Now, to make the idea that one is to love his enemies in Romans 12 and 13 about unbelievers ignores all of this. The opponent the Roman Christians are being called to love is one another. That is clear in the context of the book and the immediate context.

Again, to argue otherwise, is to say that the entire book is about X, but this text is a digression that talks about Y that has nothing to do with X.

It essentially argues that the entire book is about a cat, but here it is about an aardvark. Yet, it is the context that decides between interpretations. It gets to say what it is about, regardless of what it sounds like to the reader, who often replaces the context of the literary argument with their own context and tradition. But if it's a cat on page 1, and a cat on page 2, and a cat on page 4 and 5, then it's a cat on page 3, and to argue otherwise is to lose any objective sense on what a particular text was meant to convey in terms of authorial intent.
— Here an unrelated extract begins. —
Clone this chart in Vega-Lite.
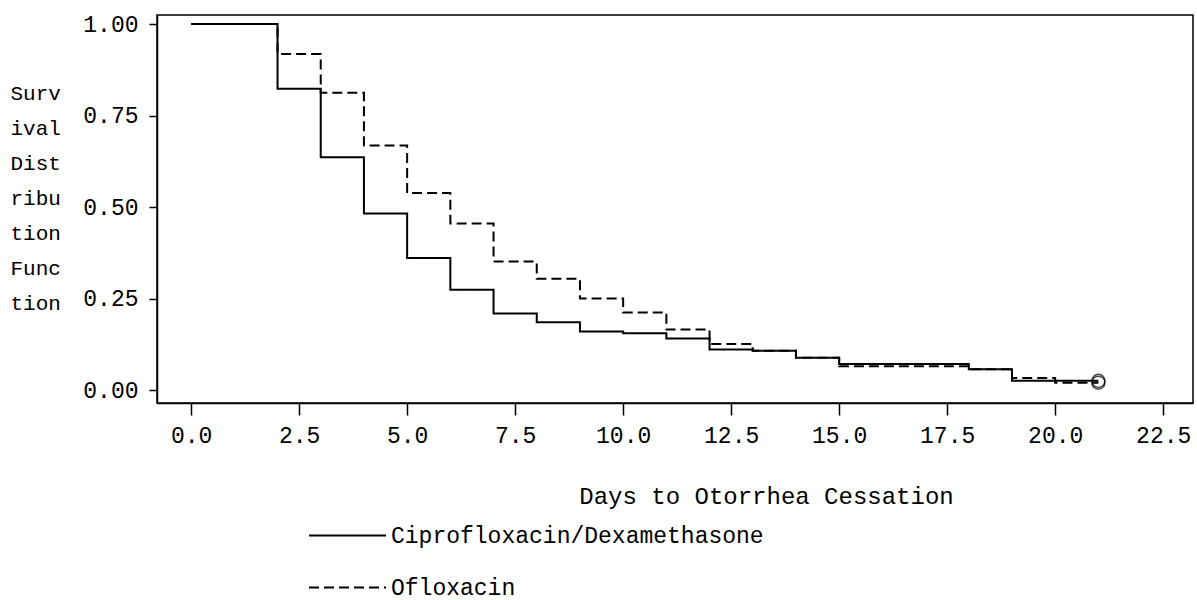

These texts are about internal covenant problems, problems within the church, where believers are told to love other believers, even if those other believers do not love them, even if those other believers are among the Gentile oppressors, one's enemies, even if those other believers do wrong to them. That is Christ's teaching. And why are they to do this? Because other believers represent Christ within the covenant community, and as representatives, they are to display Christ's forgiveness toward one another, Christ's love toward one another, because this displays the gospel to everyone who sees it.

Believers are sinners who are one another's enemies, who hate one another, but are brought together in Christ's love and forgiveness to be united to one another as they are to Christ. That is the context of these passages, and when we ignore it, we ignore what Christ has truly commanded His people to do, which, as John puts it, to "love one another as I have loved you."